As regulations like the Travel Rule become standard, anomaly detection is used to identify "structuring" or "smurfing"—the practice of breaking large transactions into smaller ones to avoid reporting thresholds. By identifying these anomalies at the entity level, institutions can fulfill their regulatory obligations without manually auditing every transaction on the ledger.

Institutional Risk Mitigation Strategy

Investors must treat anomaly detection as a due diligence requirement. When evaluating a new protocol for a multi-million dollar allocation, the presence of robust, third-party monitoring (such as Forta, Chainalysis, or Elliptic) is as important as the smart contract audit itself. An audit is a static snapshot; anomaly detection is a live security guard.

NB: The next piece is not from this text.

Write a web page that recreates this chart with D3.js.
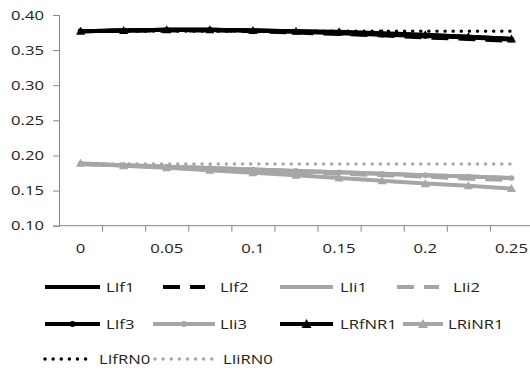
<!DOCTYPE html>
<html>
<head>
<meta charset="utf-8">
<script src="https://cdn.jsdelivr.net/npm/d3@7/dist/d3.min.js"></script>
<style>
  body { margin: 0; background: #fff; }
  text { font-family: "Open Sans", sans-serif; fill: #222; }
</style>
</head>
<body>
<svg id="chart" width="530" height="372"></svg>
<script>
// categories on the x axis (every second one labelled)
const categories = ["0", "0.025", "0.05", "0.075", "0.1", "0.125", "0.15", "0.175", "0.2", "0.225", "0.25"];
const xLabels = ["0", "", "0.05", "", "0.1", "", "0.15", "", "0.2", "", "0.25"];
const yTicks = [0.10, 0.15, 0.20, 0.25, 0.30, 0.35, 0.40];

// series values
const lIf1   = [0.377, 0.378, 0.379, 0.379, 0.378, 0.377, 0.375, 0.373, 0.371, 0.369, 0.366];
const lIf2   = [0.377, 0.378, 0.378, 0.378, 0.377, 0.375, 0.373, 0.371, 0.368, 0.366, 0.363];
const lIf3   = [0.377, 0.378, 0.379, 0.379, 0.378, 0.376, 0.374, 0.372, 0.370, 0.368, 0.365];
const lRfNR1 = [0.377, 0.378, 0.379, 0.379, 0.378, 0.377, 0.376, 0.374, 0.372, 0.369, 0.366];
const lIfRN0 = [0.377, 0.377, 0.377, 0.377, 0.377, 0.377, 0.377, 0.377, 0.377, 0.377, 0.377];
const lIi1   = [0.188, 0.186, 0.184, 0.182, 0.180, 0.178, 0.176, 0.174, 0.172, 0.170, 0.168];
const lIi2   = [0.188, 0.186, 0.183, 0.181, 0.179, 0.177, 0.174, 0.172, 0.170, 0.167, 0.165];
const lIi3   = [0.188, 0.186, 0.184, 0.182, 0.180, 0.178, 0.176, 0.174, 0.172, 0.170, 0.168];
const lRiNR1 = [0.189, 0.1855, 0.1825, 0.179, 0.1755, 0.172, 0.168, 0.164, 0.160, 0.157, 0.153];
const lIiRN0 = [0.188, 0.188, 0.188, 0.188, 0.188, 0.188, 0.188, 0.188, 0.188, 0.188, 0.188];

const BLACK = "#000";
const GRAY = "#a6a6a6";
const AXIS = "#868686";
const STRETCH = 1.28; // reference text is drawn wider than the font
const DOTS = "0.1 8";

const series = [
  { name: "LIi1",   values: lIi1,   color: GRAY,  dash: null,    marker: null },
  { name: "LIi2",   values: lIi2,   color: GRAY,  dash: "17 10", marker: null },
  { name: "LIi3",   values: lIi3,   color: GRAY,  dash: null,    marker: "circle" },
  { name: "LRiNR1", values: lRiNR1, color: GRAY,  dash: null,    marker: "triangle" },
  { name: "LIiRN0", values: lIiRN0, color: GRAY,  dash: DOTS,    marker: null },
  { name: "LIf1",   values: lIf1,   color: BLACK, dash: null,    marker: null },
  { name: "LIf2",   values: lIf2,   color: BLACK, dash: "17 10", marker: null },
  { name: "LIf3",   values: lIf3,   color: BLACK, dash: null,    marker: "circle" },
  { name: "LRfNR1", values: lRfNR1, color: BLACK, dash: null,    marker: "triangle" },
  { name: "LIfRN0", values: lIfRN0, color: BLACK, dash: DOTS,    marker: null }
];

// legend layout: [name, row, sample start, sample end, label x]
const legendItems = [
  ["LIf1", 0, 45, 100, 106], ["LIf2", 0, 163, 205, 220], ["LIi1", 0, 280, 333, 340], ["LIi2", 0, 397, 439, 453],
  ["LIf3", 1, 45, 100, 106], ["LIi3", 1, 153, 215, 220], ["LRfNR1", 1, 280, 333, 340], ["LRiNR1", 1, 403, 443, 448],
  ["LIfRN0", 2, 45, 93, 99], ["LIiRN0", 2, 155, 213, 223]
];
const legendRows = [287, 324, 359];

const svg = d3.select("#chart");

const x = d3.scaleBand().domain(categories).range([59, 533]);
const y = d3.scaleLinear().domain([0.10, 0.40]).range([225.7, 15]);
const cx = d => x(d) + x.bandwidth() / 2;

function stretch(sel) {
  sel.each(function () {
    const w = this.getComputedTextLength();
    if (w > 0) d3.select(this).attr("textLength", w * STRETCH).attr("lengthAdjust", "spacingAndGlyphs");
  });
}

function styleStroke(sel, s) {
  sel.attr("stroke", s.color)
    .attr("stroke-width", s.dash === DOTS ? 3.4 : 4)
    .attr("stroke-linecap", s.dash === DOTS ? "round" : "butt")
    .attr("stroke-dasharray", s.dash);
}

// y axis
const yAxis = svg.append("g")
  .attr("transform", "translate(59,0)")
  .call(d3.axisLeft(y).tickValues(yTicks).tickFormat(d3.format(".2f")).tickSize(6).tickPadding(9));
yAxis.select(".domain").attr("stroke", AXIS);
yAxis.selectAll(".tick line").attr("stroke", AXIS);
yAxis.selectAll("text").attr("font-size", 13).attr("fill", "#222").call(stretch);

// x axis, ticks on category boundaries
const xAxis = svg.append("g").attr("transform", `translate(0,${y(0.10)})`);
xAxis.append("line").attr("x1", 59).attr("x2", 533).attr("stroke", AXIS);
xAxis.selectAll(".xt")
  .data(categories.slice(1))
  .join("line")
  .attr("x1", d => x(d) + 0.5).attr("x2", d => x(d) + 0.5)
  .attr("y1", 0).attr("y2", 6)
  .attr("stroke", AXIS);
xAxis.selectAll(".xl")
  .data(categories)
  .join("text")
  .attr("x", d => cx(d))
  .attr("y", 27)
  .attr("text-anchor", "middle")
  .attr("font-size", 13)
  .text((d, i) => xLabels[i])
  .call(stretch);

// lines
const line = d3.line().x((d, i) => cx(categories[i])).y(d => y(d));

function drawMarker(g, type, color, px, py, big) {
  if (type === "circle") {
    g.append("circle").attr("cx", px).attr("cy", py).attr("r", big ? 3 : 2.8).attr("fill", color);
  } else if (type === "triangle") {
    const s = big ? 5 : 4.5;
    g.append("path")
      .attr("d", `M${px},${py - s}L${px + s},${py + s * 0.8}L${px - s},${py + s * 0.8}Z`)
      .attr("fill", color);
  }
}

const plot = svg.append("g");
series.forEach(s => {
  const g = plot.append("g");
  g.append("path")
    .attr("d", line(s.values))
    .attr("fill", "none")
    .call(styleStroke, s);
  if (s.marker) {
    s.values.forEach((v, i) => drawMarker(g, s.marker, s.color, cx(categories[i]), y(v), false));
  }
});

// legend
const legend = svg.append("g");
legendItems.forEach(([name, row, x0, x1, lx]) => {
  const s = series.find(d => d.name === name);
  const ly = legendRows[row];
  legend.append("line")
    .attr("x1", x0).attr("x2", x1).attr("y1", ly).attr("y2", ly)
    .call(styleStroke, s);
  if (s.marker) drawMarker(legend, s.marker, s.color, (x0 + x1) / 2, ly, true);
  legend.append("text")
    .attr("x", lx).attr("y", ly + 4.5)
    .attr("font-size", 13)
    .text(name)
    .call(stretch);
});
</script>
</body>
</html>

Strategic Safeguard Checklist:

  • Real-Time Monitoring: Does the protocol have active monitors for large-value outflows or oracle deviations?
  • Emergency Pause Capability: In the event of an anomaly, can the protocol be paused to prevent further drain?
  • Simulation Testing: Has the contract been tested against historical anomaly signatures and flash-loan simulations?
  • Transparency of Alerts: Are anomaly alerts public or shared with key stakeholders to ensure a coordinated response?

The Future of Autonomous Defense

The future of blockchain anomaly detection lies in Autonomous Defense. We are moving toward a reality where detection systems do not just alert humans but take proactive measures on-chain. This could involve "Guardians" (automated smart contracts) that automatically increase collateral requirements or temporarily disable specific functions when an anomaly is detected.

As the "Internet of Value" matures, the sophistication of attackers will only increase. Anomaly detection will evolve into a continuous, adversarial cycle where AI-driven defenders face off against AI-driven exploiters. For the finance world, the winner of this race determines the stability of the global digital economy. By investing in and demanding robust anomaly detection, we ensure that the ledger remains what it was intended to be: a source of truth, not a playground for deception.